How R128Gain Works and Why It Matters for Audio Playback
What R128Gain is
R128Gain is a loudness-normalization approach based on the EBU R128 recommendation. It analyzes audio to determine perceived loudness (measured in LUFS — Loudness Units relative to Full Scale) and applies a gain offset so tracks reach a target loudness, improving consistency across files and playback systems.
How it measures loudness
- Integrated loudness: R128Gain calculates the integrated loudness of an entire track (in LUFS), which reflects perceived average loudness over time rather than peak level.
- Gating: To avoid skew from very quiet or extremely loud sections, the algorithm uses momentary and short-term measurements plus a gating step that excludes low-energy sections from the integrated calculation.
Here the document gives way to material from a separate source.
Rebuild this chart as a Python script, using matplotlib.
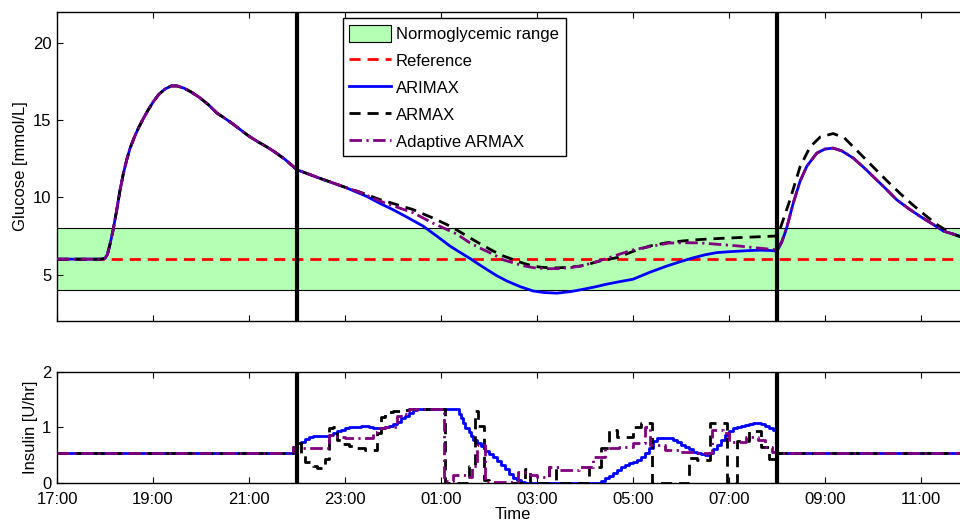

- True peak detection: It checks for inter-sample peaks to ensure gain adjustments don’t cause clipping after digital-to-analog conversion.
How it applies gain
- Measure the track’s integrated loudness (LUFS) and true peak.
- Calculate the difference between measured loudness and the chosen target loudness (e.g., -23 LUFS for broadcast, -14 LUFS for streaming).
- Apply a gain offset equal to that difference.
- If applying the gain would push peaks above allowable true-peak limits, the algorithm reduces gain or applies limiting to prevent clipping.
Typical target levels
- Broadcast: -23 LUFS (common in Europe)
- Streaming platforms: often around -14 to -16 LUFS (Spotify, YouTube, Apple Music vary)
- Podcasts: commonly targeted between -16 and -18 LUFS for intelligibility
Why it matters for audio playback
- Consistent listener experience: Normalizing to a common LUFS target prevents sudden jumps or drops in perceived loudness between tracks, albums, or podcasts.
- Preserves dynamic intent: Because R128Gain uses integrated loudness and gating, it respects dynamics better than simple peak-normalization or RMS-based methods.
- Avoids excessive limiting/clipping: True-peak checks and cautious gain application reduce the need for aggressive limiting that can harm audio quality.
- Platform compliance: Many broadcasters and streaming services expect or enforce loudness targets; R128Gain helps meet those standards automatically.
Practical use cases
- Preparing music albums so tracks play at uniform loudness.
- Batch-normalizing podcast episodes for steady listening volume.
- Making audio suitable for broadcast or uploading to streaming platforms with loudness constraints.
- Restoring consistent levels in playlists made from diverse sources.
Tools that implement R128Gain
- Dedicated utilities (e.g., r128gain command-line tools)
- Audio editors and DAWs with loudness metering and normalization features
- Batch processors and plugins that apply R128-compliant normalization
Quick workflow (batch normalizing)
- Choose a target LUFS based on platform.
- Scan files to measure integrated loudness and true peaks.
- Apply calculated gain offsets; enable true-peak limiting if needed.
- Re-check loudness and peaks; export.
Final note
R128Gain aligns perceived loudness across audio files using standards-based measurement and conservative gain application. It improves listener experience and helps content meet platform requirements without unnecessarily squashing dynamics.